„Den »klassischen« Antideutschen …ging es nicht um Israel.“

Ausdrücklich nicht aus Anlass seines 65. Geburtstags wird Wolfgang Pohrt von Ofenschlot eine ausführliche Würdigung zuteil. Pohrt gehört neben Eike Geisel zu den (Stil-) Ikonen breiter Teile einer antideutschen Bewegung, die mich ob ihrer eigentlichen Ausgangsfragen und Beweggründe nie völlig kalt gelassen hat – trotz des gigantischen Bullshits, den heutige Granden in die Welt entlassen. Bei Ofenschlot findet sich zur Bewegungsgeschichte der Antideutschen eine so eindrucksvolle wie bedrückende Passage:

Den »klassischen« Antideutschen, jene also, die sich gegen den deutschen Großmachtsnationalismus der 1990er Jahre zuerst formierten, ging es nicht um Israel. Israel war eigentlich völlig uninteressant. Es ging um die (Entlarvung der) deutschen Obsessionen, die sich mit Israel verknüpften: »Eine Israelreise geriet zum Kuraufenthalt, woraus die Deutschen, von ihrer Vergangenheit geheilt, zurückkehrten; die kurze Geschichte Israels wurde zum belebenden Elixier, nach welchem die Zuhausegebliebenen gierig griffen.«2 Es ging um die Schlupflöcher eines Antisemitismus, der offiziell verboten, gesellschaftlich gleichwohl virulent war (immer noch ist) und der sich politisch korrekt nur als Antizionismus artikulieren konnte (es immer noch tut). DIESE politischen Verschiebungs- und Übertragungsleistungen galt es, gerade auch in der Linken, zu decodieren. Von Israel als Vorposten des Westens (Wächterstaat für unser aller Freiheit), als »einzige Demokratie im Nahen Osten«, als »bewaffneten Versuch der Juden, den Kommunismus lebend zu erreichen« (ISF Freiburg), selbst von Israel als »Staat der Überlebenden« war nicht die Rede. Zumindest eine zeitlang nicht: Übergänge zur unbedingt positiven Besetzung des linksdeutschen Israel-Bildes mag man schon in den Debatten den frühen 1990er Jahre finden – etwa wenn man jede Solidarität mit der palästinensischen Bevölkerung unter Antizionismus- vulgo: Antisemitismus-Verdacht gestellt hat.

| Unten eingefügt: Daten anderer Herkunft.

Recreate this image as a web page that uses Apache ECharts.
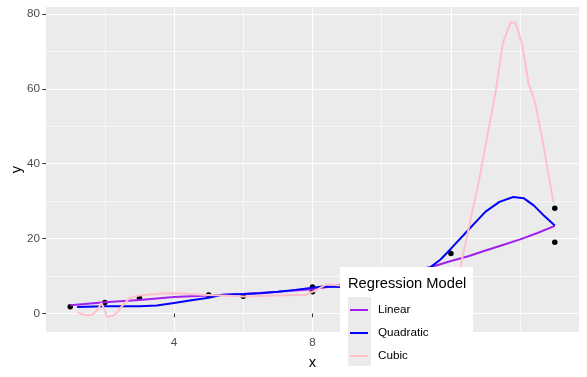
<!DOCTYPE html>
<html>
<head>
<meta charset="utf-8">
<script src="https://cdn.jsdelivr.net/npm/echarts@6/dist/echarts.min.js"></script>
<style>
  html, body { margin: 0; padding: 0; background: #fff; }
  #chart { width: 587px; height: 377px; }
</style>
</head>
<body>
<div id="chart"></div>
<script>
// observed points
const pointX = [1, 2, 3, 5, 6, 8, 8, 12, 15, 15];
const pointY = [1.8, 2.9, 4.1, 4.9, 4.6, 7.1, 5.8, 16.0, 28.1, 19.0];

// fitted curves
const linearX = [1, 2, 3, 4, 5, 6, 7, 8, 8.5, 9, 10, 11, 11.5, 12, 12.5, 13, 13.5, 14, 14.5, 15];
const linearY = [2.2, 3.0, 3.6, 4.4, 4.8, 5.2, 5.8, 6.5, 7.1, 8.0, 9.8, 11.6, 12.6, 14.0, 15.3, 16.8, 18.3, 19.8, 21.5, 23.4];

const quadX = [1.2, 2, 3, 3.5, 4, 4.5, 5, 5.4, 6, 6.5, 7, 7.5, 8, 8.3, 8.8, 9.5, 10, 10.5, 11, 11.4, 11.7, 12, 12.5, 13, 13.4, 13.8, 14.1, 14.4, 14.7, 15];
const quadY = [1.7, 1.9, 1.9, 2.1, 2.8, 3.5, 4.2, 5.0, 5.2, 5.4, 5.8, 6.3, 6.9, 7.2, 7.1, 7.8, 8.6, 9.6, 10.8, 12.3, 14.4, 17.3, 22.3, 27.2, 29.8, 31.1, 30.8, 28.8, 26.0, 23.5];

const cubicX = [1.2, 1.35, 1.5, 1.65, 1.8, 1.9, 2.0, 2.06, 2.2, 2.35, 2.5, 2.7, 2.85, 3.0, 3.4, 3.8, 4.2, 4.8, 5.4, 6, 6.9, 7.8, 8.1, 8.4, 8.8, 9.5, 10.5, 11.5, 12.0, 12.25, 12.5, 12.8, 13.1, 13.3, 13.5, 13.72, 13.86, 14.05, 14.24, 14.44, 14.68, 14.96];
const cubicY = [0.4, -0.3, -0.5, -0.3, 1.2, 2.8, 0.8, -1.0, -0.7, 0.2, 2.0, 4.0, 4.5, 4.8, 5.1, 5.4, 5.3, 5.0, 4.8, 4.5, 4.8, 5.0, 6.2, 7.8, 7.5, 7.5, 7.8, 8.5, 9.5, 11.5, 22.2, 35.0, 49.8, 59.7, 72.2, 77.7, 77.7, 72.2, 61.5, 56.1, 44.5, 29.8];

const xMajor = [4, 8, 12];
const xMinor = [2, 6, 10, 14];
const yMajor = [0, 20, 40, 60, 80];
const yMinor = [10, 30, 50, 70];

const FONT = 'Liberation Sans, Arial, sans-serif';
const zip = (xs, ys) => xs.map((x, i) => [x, ys[i]]);

const chart = echarts.init(document.getElementById('chart'));

const baseX = {
    type: 'value', min: 0.3, max: 15.7, gridIndex: 0,
    axisLine: {show: false}
};
const baseY = {
    type: 'value', min: -4.95, max: 81.85, gridIndex: 0,
    axisLine: {show: false}
};

chart.setOption({
    animation: false,
    grid: {
        left: 46, top: 7, width: 533, height: 325,
        containLabel: false, outerBoundsMode: 'none',
        show: true, backgroundColor: '#EBEBEB', borderWidth: 0
    },
    xAxis: [
        Object.assign({}, baseX, {
            position: 'bottom',
            name: 'x', nameLocation: 'middle', nameGap: 23, nameMoveOverlap: false,
            nameTextStyle: {color: '#000', fontSize: 14.7, fontFamily: FONT},
            axisTick: {show: true, length: 3.7, customValues: xMajor, lineStyle: {color: '#333333', width: 1}},
            axisLabel: {customValues: xMajor, color: '#4D4D4D', fontSize: 11.7, fontFamily: FONT, margin: 5},
            splitLine: {show: true, lineStyle: {color: '#FFFFFF', width: 1.1}}
        }),
        Object.assign({}, baseX, {
            axisTick: {show: false, customValues: xMinor},
            axisLabel: {show: false},
            splitLine: {show: true, lineStyle: {color: '#FFFFFF', width: 0.6}}
        })
    ],
    yAxis: [
        Object.assign({}, baseY, {
            position: 'left',
            name: 'y', nameLocation: 'middle', nameGap: 22, nameMoveOverlap: false,
            nameTextStyle: {color: '#000', fontSize: 14.7, fontFamily: FONT},
            axisTick: {show: true, length: 3.7, customValues: yMajor, lineStyle: {color: '#333333', width: 1}},
            axisLabel: {customValues: yMajor, color: '#4D4D4D', fontSize: 11.7, fontFamily: FONT, margin: 6},
            splitLine: {show: true, lineStyle: {color: '#FFFFFF', width: 1.1}}
        }),
        Object.assign({}, baseY, {
            axisTick: {show: false, customValues: yMinor},
            axisLabel: {show: false},
            splitLine: {show: true, lineStyle: {color: '#FFFFFF', width: 0.6}}
        })
    ],
    legend: {
        data: ['Linear', 'Quadratic', 'Cubic'],
        orient: 'vertical',
        left: 350, top: 298.5,
        padding: 0, itemGap: 0,
        itemWidth: 18, itemHeight: 2,
        icon: 'rect',
        z: 12,
        textStyle: {color: '#000', fontSize: 11.7, fontFamily: FONT, lineHeight: 23, padding: [0, 0, 0, 5]}
    },
    graphic: [
        {type: 'rect', z: 10, shape: {x: 340, y: 267, width: 133, height: 107}, style: {fill: '#FFFFFF'}},
        {type: 'rect', z: 11, shape: {x: 348, y: 297, width: 23, height: 69}, style: {fill: '#EBEBEB'}},
        {type: 'text', z: 11, x: 348, y: 284,
         style: {text: 'Regression Model', fill: '#000', fontSize: 14.7, fontFamily: FONT, verticalAlign: 'middle'}}
    ],
    series: [
        {
            type: 'scatter', name: 'points', data: zip(pointX, pointY),
            symbolSize: 5.5, itemStyle: {color: '#000', opacity: 1}
        },
        {
            type: 'line', name: 'Linear', data: zip(linearX, linearY),
            showSymbol: false, color: '#A020F0', lineStyle: {width: 2}
        },
        {
            type: 'line', name: 'Quadratic', data: zip(quadX, quadY),
            showSymbol: false, color: '#0000FF', lineStyle: {width: 2}
        },
        {
            type: 'line', name: 'Cubic', data: zip(cubicX, cubicY),
            showSymbol: false, color: '#FFC0CB', lineStyle: {width: 2}
        }
    ]
});
</script>
</body>
</html>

Abgesehen davon, dass mir die ewige, mittlerweile scheint’s reflexartige Verschwurbekung von Antizionismus und Antisemitismus gehörig auf den Keks geht, macht mich diese Passage recht nachdenklich: Von den „klassischen“ zu „heutigen“ Antideutschen- nennt man so eine Entwicklung nicht „Verbroderung“?

Bevor ich’s vergesse: Soeben ist in der Edition Tiamat eine Sammlung von Schriften und Reden Pohrts erschienen. Werde ich mir zum Geburtstag wünschen…

2 Gedanken zu “„Den »klassischen« Antideutschen …ging es nicht um Israel.“

    1. Nachdem ich mich nur mit Mühen von diesem brachialhumoristischen Pressschlag habe erholen können, bleibt mir nur zu sagen, dass ich diese Diskussion um Broder sehr spannend fand – und damit meine ich nicht meine Einlassungen. Autonomer war ich nie – ich komme eher aus den Reihen der christlich bewegten Friedensbewegung, so dass mich Deine Äußerungen echt betroffen machten ;-))).